ということは、「鉱石から生産されていない鉛」が存在していて、それを僕たちが使っているということに他なりません。
でも、鉱石以外から鉛を作ることなんてできるのでしょうか? 人工的に鉛を作ることができる技術でもあるのであればそういったことも可能でしょうが、おそらく難しいですよね。どうすれば「消費」が生産を上回るのでしょうか?
「この数字って、そもそも何を表してるんだっけ?」
ここで重要なのは、数字の定義をはっきりさせることです。「消費量」の定義を考えることで、統計のトリックに気づくことができます。
話は変わりますが、三菱総合研究所の調べによると、「ベトナムの保健省直轄病院において、平均ベッド稼働率は約120%」なのだそうです。でも、ベッドの稼働率が100%を超えているって、どういう状態なのかよくわからないですよね? ベッドは1人1つのもので、例えば100個のベッドに100人が寝れば100%の稼働率です。100%を超えることはないでしょう。しかし、ベトナムではベッド稼働率が120%であると言います。どういうことなのでしょう?
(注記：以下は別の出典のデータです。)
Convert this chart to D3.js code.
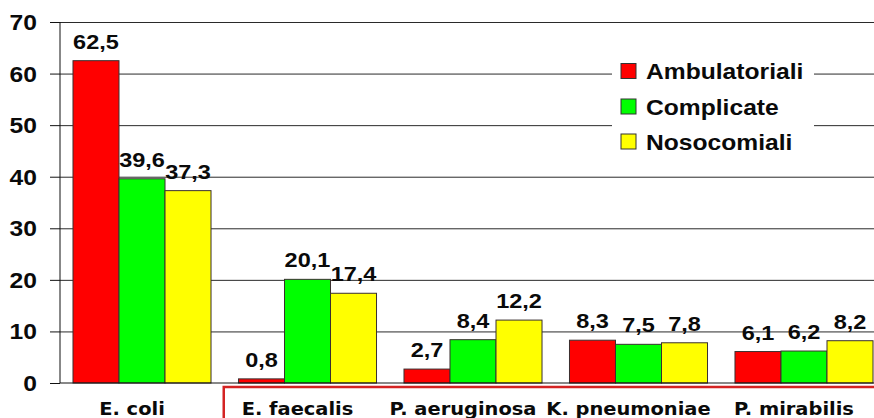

これは、1つのベッドを2人の患者さんが使用している場合があることが原因の1つです。100個のベッドを120人が使っているから120%なわけですね。
このように、1つのものを2人以上、2回以上使うことになると、数字のトリックが発生します。
さて、先ほどの問題に戻ってこの原理を当てはめてみましょう。実は私たちは、一度生産されたものを何度も使うこともザラにあります。
例えば、一度印刷した紙の裏面がまだ使えるとなった場合、もう一度その紙を使えますよね。こうすれば、1つのものを2回消費したことになります。